I.
“I am feeling a little bit nervous, just like you do when you set your child off. But I have absolute confidence that it’s going to do what it needs to do to collect that science. And it’s going to turn around and tell us that it’s ok.” – Alice Bowman, Mission Operations Manager, NASA. Speaking of New Horizon‘s Pluto flyby, July 2015.
A mother bears the child. Until she doesn’t, which is when she bears the weight of the child’s distance. What makes it possible for the child to explore his ever-widening circle of family and school and social life, is the ongoing sense that the mother is, still, there somewhere, there, at the centre of his universe. This motherly capacity to be close, even while making it possible for the child to explore ever farther afield, is what Winnicott once called the mother’s “everlasting arms” (Home).
it’s going to turn around and tell us that it’s ok
II.
One of the things that makes the mother a kind technology is the ever-present potential for failure.

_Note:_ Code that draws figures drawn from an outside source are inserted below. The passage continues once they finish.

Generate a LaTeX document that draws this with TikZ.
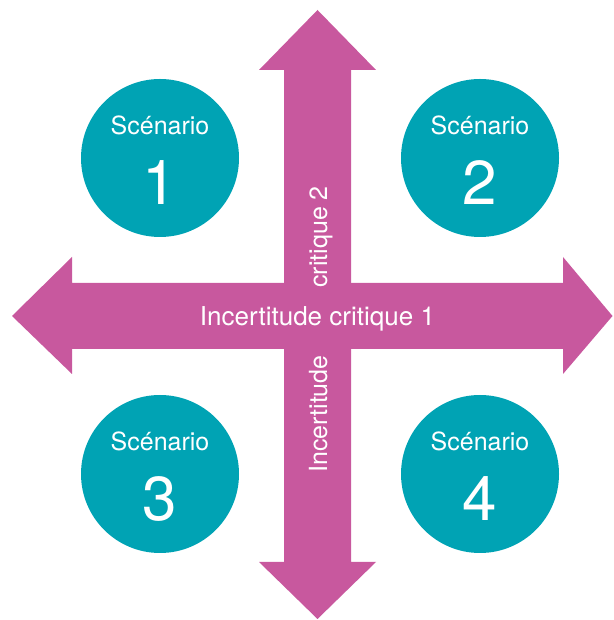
\documentclass[tikz,border=0pt]{standalone}
\usepackage{fontspec}
\setmainfont{TeX Gyre Heros}
\definecolor{arrowmag}{RGB}{200,88,158}
\definecolor{scenteal}{RGB}{0,163,180}
\begin{document}
\begin{tikzpicture}[x=1pt,y=1pt,
  scen/.style={circle,fill=scenteal,minimum size=158pt,inner sep=0pt},
  lbl/.style={text=white,font=\fontsize{25}{30}\selectfont,inner sep=0pt},
  num/.style={text=white,font=\fontsize{62}{70}\selectfont,inner sep=0pt}]
\useasboundingbox (0,0) rectangle (613,620);
% vertical double arrow
\fill[arrowmag] (317.5,610) -- (376,550) -- (351,550) -- (351,58) -- (376,58)
  -- (317.5,1) -- (259,58) -- (284,58) -- (284,550) -- (259,550) -- cycle;
% horizontal double arrow
\fill[arrowmag] (12,304) -- (72,363) -- (72,337) -- (563,337) -- (563,363)
  -- (612.5,304) -- (563,246) -- (563,271) -- (72,271) -- (72,246) -- cycle;
% circles
\node[scen] (s1) at (160,462) {};
\node[scen] (s2) at (480,462) {};
\node[scen] (s3) at (160,146) {};
\node[scen] (s4) at (480,146) {};
\foreach \n/\d in {s1/1,s2/2,s3/3,s4/4}{
  \node[lbl,anchor=base] (t\n) at ([yshift=23pt]\n.center) {Scénario};
  \node[num] (d\n) at ([yshift=-24.5pt]\n.center) {\d};
}
% axis labels
\node[lbl,font=\fontsize{26}{30}\selectfont,anchor=base] (h1) at (317.5,294) {Incertitude critique 1};
\node[lbl,anchor=base west,rotate=90] (v1) at (327,147) {Incertitude};
\node[lbl,anchor=base west,rotate=90] (v2) at (327,332) {critique 2};
\end{tikzpicture}
\end{document}
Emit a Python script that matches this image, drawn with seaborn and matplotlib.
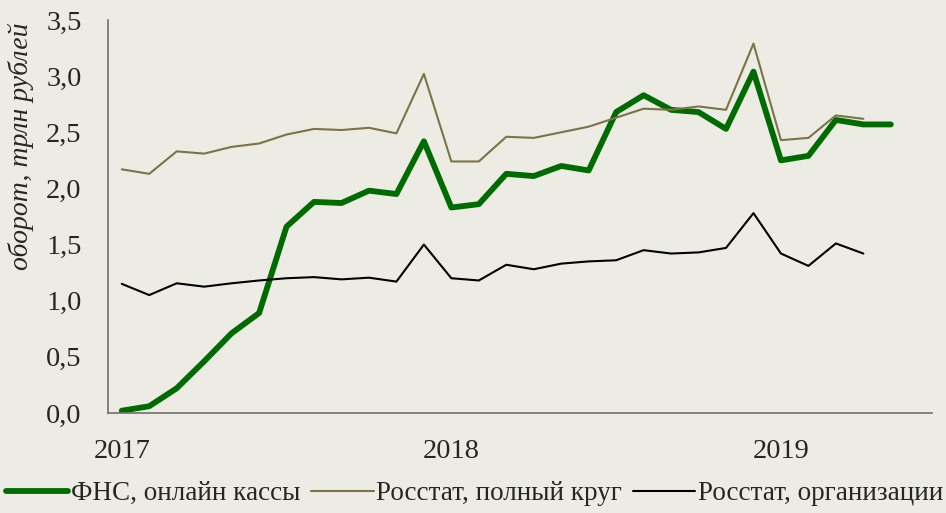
import numpy as np
import pandas as pd
import matplotlib
matplotlib.use("Agg")
import matplotlib.pyplot as plt
import seaborn as sns

# monthly points, Jan 2017 .. May 2019 (month index 0 = Jan 2017)
months = list(range(29))
fns = [0.02, 0.06, 0.22, 0.46, 0.71, 0.89, 1.66, 1.88, 1.87, 1.98, 1.95, 2.42,
       1.83, 1.86, 2.13, 2.11, 2.20, 2.16, 2.68, 2.83, 2.70, 2.68, 2.53, 3.04,
       2.25, 2.29, 2.61, 2.57, 2.57]
rosstat_full = [2.17, 2.13, 2.33, 2.31, 2.37, 2.40, 2.48, 2.53, 2.52, 2.54, 2.49, 3.02,
                2.24, 2.24, 2.46, 2.45, 2.50, 2.55, 2.63, 2.71, 2.70, 2.73, 2.70, 3.29,
                2.43, 2.45, 2.65, 2.62]
rosstat_org = [1.15, 1.05, 1.155, 1.125, 1.155, 1.18, 1.20, 1.21, 1.19, 1.205, 1.17, 1.50,
               1.20, 1.18, 1.32, 1.28, 1.33, 1.35, 1.36, 1.45, 1.42, 1.43, 1.47, 1.78,
               1.42, 1.31, 1.51, 1.42]
year_labels = ["2017", "2018", "2019"]
series_names = ["ФНС, онлайн кассы", "Росстат, полный круг", "Росстат, организации"]

bg = "#EDECE4"
colors = ["#006B00", "#7A7446", "#000000"]
widths = [4.2, 1.5, 1.5]


def build_frame():
    """Long table: one row per month and series, x at the middle of the month."""
    parts = []
    for name, vals in zip(series_names, [fns, rosstat_full, rosstat_org]):
        parts.append(pd.DataFrame({
            "x": np.array(months[:len(vals)]) + 0.5,
            "value": vals,
            "series": name,
        }))
    return pd.concat(parts, ignore_index=True)


def main():
    df = build_frame()

    sns.set_style("white")
    plt.rcParams["font.family"] = ["Liberation Serif", "DejaVu Serif"]

    fig = plt.figure(figsize=(9.46, 5.13), dpi=100, facecolor=bg)
    ax = fig.add_axes([0.1142, 0.195, 0.8710, 0.766])
    ax.set_facecolor(bg)

    for name, col, lw in zip(series_names, colors, widths):
        sns.lineplot(data=df[df["series"] == name], x="x", y="value", ax=ax,
                     color=col, linewidth=lw, label=name,
                     solid_joinstyle="round", solid_capstyle="round")

    ax.set_xlim(0, 30)
    ax.set_ylim(0, 3.5)
    ax.set_yticks(np.arange(0, 3.51, 0.5))
    ax.set_yticklabels([f"{v:.1f}".replace(".", ",") for v in np.arange(0, 3.51, 0.5)])

    # year boundaries get the tick marks, labels sit under January
    ax.set_xticks([0, 12, 24])
    ax.set_xticklabels([])
    ax.set_xticks([0.5, 12.5, 24.5], minor=True)
    ax.set_xticklabels(year_labels, minor=True)
    ax.tick_params(axis="x", which="major", direction="out", length=8,
                   width=1, color="#6E6E6E")
    ax.tick_params(axis="x", which="minor", length=0, pad=19, labelsize=20.5)
    ax.tick_params(axis="y", direction="out", length=8, width=1,
                   color="#6E6E6E", labelsize=20.5, pad=11)

    for s in ["top", "right"]:
        ax.spines[s].set_visible(False)
    for s in ["left", "bottom"]:
        ax.spines[s].set_color("#6E6E6E")
        ax.spines[s].set_linewidth(1.2)

    ax.set_xlabel("")
    ax.set_ylabel("оборот, трлн рублей", fontsize=20, style="italic")
    ax.yaxis.set_label_coords(-0.09, 0.68)

    ax.legend(loc="lower center", bbox_to_anchor=(0.445, -0.265), ncol=3,
              frameon=False, fontsize=19.5, handlelength=2.3,
              handletextpad=0.1, columnspacing=0.4, borderaxespad=0)

    fig.savefig("out.png", dpi=100, facecolor=bg)


if __name__ == "__main__":
    main()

A thin, elastic thread marks the way home. (Pluto is 2.66 billion miles from Earth.) The mother is the continuity between our success and failure, victory and disaster. The child aborts the mission and comes back a hero, a “successful failure,” as the crew of Apollo 13 put it when, after enduring near-catastrophic damage to their spacecraft, they made it safely back to earth. That’s what mother means, a perspective from which to see ourselves as successful failures. A worthy project – if only it didn’t entail demanding of someone the impossible task of always being there, while at the same time being what is left behind. As Jacqueline Rose writes recently, “failed mothers are everywhere – overinvested, neglectful, dead” (“Mothers” LRB). And, she continues, “in so far as mothers are seen as the fons et origo of the world, there is nothing easier than to make social deterioration look like something which it’s the sacred duty of mothers to prevent.” It is the mother’s failure, not our own, that worries us. That little guy is going to turn around and tell us he’s OK. But if he doesn’t. Well. What’s really unimaginable is the chance there might not be anyone there to take his call, if he calls. Or to soften the impact of his landing, if he returns.

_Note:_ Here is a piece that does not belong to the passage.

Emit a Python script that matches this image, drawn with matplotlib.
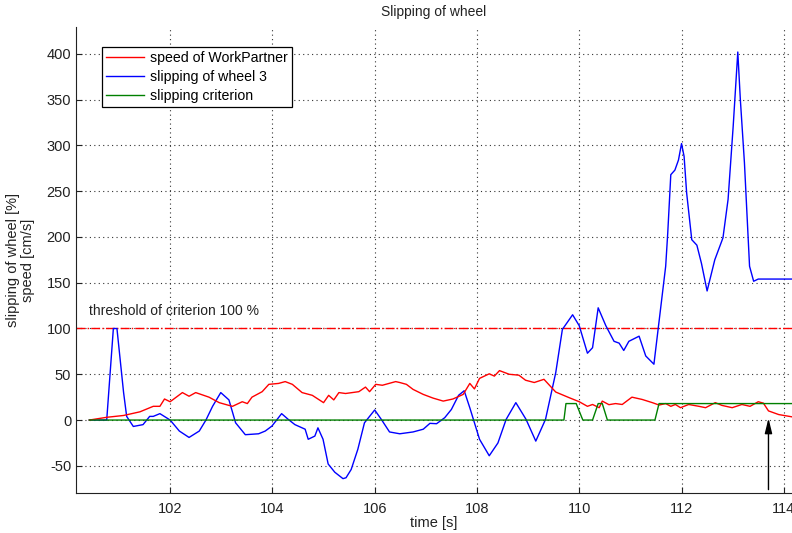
import matplotlib
matplotlib.use("Agg")
import matplotlib.pyplot as plt

plt.rcParams['font.family'] = ['Liberation Sans', 'DejaVu Sans']
plt.rcParams['axes.unicode_minus'] = False

# speed of WorkPartner [cm/s]
speed_t = [100.42, 100.76, 101.09, 101.41, 101.67, 101.80, 101.89, 102.00, 102.24, 102.37,
           102.50, 102.76, 102.96, 103.15, 103.22, 103.41, 103.51, 103.60, 103.80, 103.93,
           104.12, 104.25, 104.39, 104.58, 104.78, 105.00, 105.10, 105.20, 105.30, 105.43,
           105.56, 105.69, 105.82, 105.90, 106.02, 106.15, 106.28, 106.41, 106.49, 106.62,
           106.75, 106.95, 107.14, 107.34, 107.53, 107.73, 107.86, 107.95, 108.05, 108.24,
           108.34, 108.44, 108.63, 108.82, 108.95, 109.12, 109.31, 109.54, 109.80, 110.00,
           110.16, 110.26, 110.39, 110.45, 110.58, 110.71, 110.84, 111.03, 111.23, 111.43,
           111.56, 111.69, 111.79, 111.88, 111.98, 112.14, 112.34, 112.47, 112.66, 112.79,
           112.99, 113.18, 113.34, 113.50, 113.60, 113.70, 113.90, 114.16]
speed_v = [0, 3, 5, 9, 15, 15, 23, 20, 30, 26,
           30, 25, 19, 16, 15, 20, 18, 25, 31, 39,
           40, 42, 39, 30, 27, 19, 27, 22, 30, 29,
           30, 31, 36, 31, 39, 38, 40, 42, 41, 39,
           33.5, 28, 24, 20.7, 23, 28, 40, 34, 45.5, 50.5,
           48, 54, 50, 49, 43.5, 41, 44.5, 30.6, 24.5, 20,
           15, 17, 13.5, 20.7, 16.8, 18, 17, 25, 22.5, 19,
           16.4, 18, 15, 17, 13.5, 17, 15, 13.5, 19, 16,
           13.5, 17, 15, 20, 18.5, 10, 6, 3.5]

# slipping of wheel 3 [%]
slip_t = [100.42, 100.76, 100.89, 100.96, 101.09, 101.15, 101.28, 101.47, 101.60, 101.67,
          101.80, 102.00, 102.18, 102.37, 102.57, 102.70, 102.83, 102.99, 103.15, 103.28,
          103.47, 103.73, 103.86, 103.99, 104.18, 104.31, 104.44, 104.64, 104.70, 104.83,
          104.89, 104.99, 105.09, 105.22, 105.38, 105.44, 105.54, 105.67, 105.80, 106.00,
          106.13, 106.29, 106.49, 106.75, 106.95, 107.08, 107.21, 107.37, 107.50, 107.64,
          107.75, 107.86, 108.05, 108.24, 108.41, 108.57, 108.76, 108.96, 109.15, 109.34,
          109.54, 109.67, 109.87, 110.00, 110.16, 110.26, 110.37, 110.52, 110.68, 110.78,
          110.87, 110.97, 111.17, 111.30, 111.46, 111.69, 111.73, 111.79, 111.87, 111.94,
          112.00, 112.05, 112.10, 112.20, 112.30, 112.39, 112.50, 112.65, 112.81, 112.91,
          113.01, 113.10, 113.15, 113.23, 113.33, 113.41, 113.50, 114.16]
slip_v = [0, 0, 100, 100, 30, 4, -7, -5, 4, 4,
          7, 0, -12, -19, -12, 0, 15, 30, 22, -3,
          -16, -15, -12, -6.6, 7, 0.7, -5, -10, -21, -17.5,
          -8.5, -21, -48, -57, -64, -63, -54, -32, -3, 11,
          0.7, -13, -15, -13, -10, -3.6, -4, 2.6, 11.6, 27,
          32, 13.4, -21, -39, -25, 0.7, 19, 0.7, -23, 0.7,
          51.7, 99, 115, 103, 73, 79, 122.6, 103, 86, 84,
          76, 86, 91.6, 70, 61, 168, 204, 268, 273, 284,
          302, 288, 248, 197, 191, 171, 141, 175, 199, 241,
          321, 402, 350, 281, 168, 151.6, 154, 154]

# slipping criterion
crit_t = [100.42, 109.70, 109.74, 109.94, 110.07, 110.26, 110.37, 110.45, 110.55, 111.48,
          111.56, 114.16]
crit_v = [0, 0, 18, 18, 0, 0, 18, 18, 0, 0,
          18, 18]

threshold = 100
arrow_t = 113.70
x_ticks = [102, 104, 106, 108, 110, 112, 114]
y_ticks = [-50, 0, 50, 100, 150, 200, 250, 300, 350, 400]

fig = plt.figure(figsize=(7.92, 5.33), dpi=100)
ax = fig.add_axes([0.096, 0.0745, 0.904, 0.8743])

ax.plot(speed_t, speed_v, color='#ff0000', lw=1.0, label='speed of WorkPartner', zorder=4)
ax.plot(slip_t, slip_v, color='#0000ff', lw=1.0, label='slipping of wheel 3', zorder=3)
ax.plot(crit_t, crit_v, color='#008000', lw=1.0, label='slipping criterion', zorder=5)
ax.axhline(threshold, color='#ff0000', lw=1.0, linestyle='-.', zorder=2)
ax.text(100.42, 119, 'threshold of criterion 100 %', fontsize=10, va='center', ha='left',
        color='#222222')

ax.annotate('', xy=(arrow_t, 2), xytext=(arrow_t, -76),
            arrowprops=dict(arrowstyle='-|>,head_length=0.9,head_width=0.22',
                            color='k', lw=1.0, shrinkA=0, shrinkB=0))

ax.set_xlim(100.16, 114.16)
ax.set_ylim(-80, 429)
ax.set_xticks(x_ticks)
ax.set_yticks(y_ticks)
ax.tick_params(direction='in', length=4, labelsize=10.5, colors='#222222')
ax.tick_params(axis='x', pad=6)
ax.grid(True, linestyle=(0, (1, 3)), color='#333333', lw=0.8)
ax.set_axisbelow(True)
for side in ('top', 'right'):
    ax.spines[side].set_visible(False)
for side in ('left', 'bottom'):
    ax.spines[side].set_color('#222222')

ax.set_title('Slipping of wheel', fontsize=10, pad=8, color='#222222')
ax.set_xlabel('time [s]', fontsize=10.5, labelpad=0.5, color='#222222')
ax.set_ylabel('slipping of wheel [%]\nspeed [cm/s]', fontsize=10.5, labelpad=8,
              color='#222222', linespacing=1.15)

leg = ax.legend(loc='upper left', bbox_to_anchor=(0.036, 0.958), borderaxespad=0,
                fontsize=10.2, frameon=True, fancybox=False, framealpha=1,
                edgecolor='k', handlelength=2.7, handletextpad=0.4,
                labelspacing=0.35, borderpad=0.3)
leg.get_frame().set_linewidth(0.9)

fig.savefig('out.png', dpi=100)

Apollo 13 abort manoeuvre, with everlasting arms
III.
By thinking about motherliness as a technology and the motherliness of technology, we see the paradox of futurism. The ‘new horizons’ that technology promises are what anchor us to a world we can always come back to. (A mother waiting by the phone.) What the images collected here describe is not a mother earth v. technology duality, nor is it the idea of a particular kind of technology that is especially motherly, or a particular element of mothering that is especially technological. What theses images hold is both motherliness and technology at the point at which they cannot be separated. Transatlantic cables, lines of trajectory, gravitational orbits, switchboards, telecom signals – all manner of everlasting arms, marking the mutuality of, on the one hand, the idea of venturing out, and on the other hand, the idea of the soft return. Motherly horizons, like technology itself, is a kind of closeness constituted by distance, which inheres at the intersection of fantasy and the material world.
Apollo 13 splash down, April 1970
IV.
“We had a ‘squawk box’ in the home and Marilyn and the kids could use it to hear all of the communications between the crew and Mission Control. It was tough for them, obviously — they could listen to everything that was being said, but they could not talk to us. I know that there were times when Marilyn couldn’t help but be upset — times when maybe the voices of the crew and the voices at Mission Control were raised a little louder than usual. Not knowing if that meant something was really wrong, or if we were suddenly in real danger . . . I know that was hard for all of them.” – Apollo 13 commander, Jim Lovell, describing his family’s experience during the Apollo 13 crisis.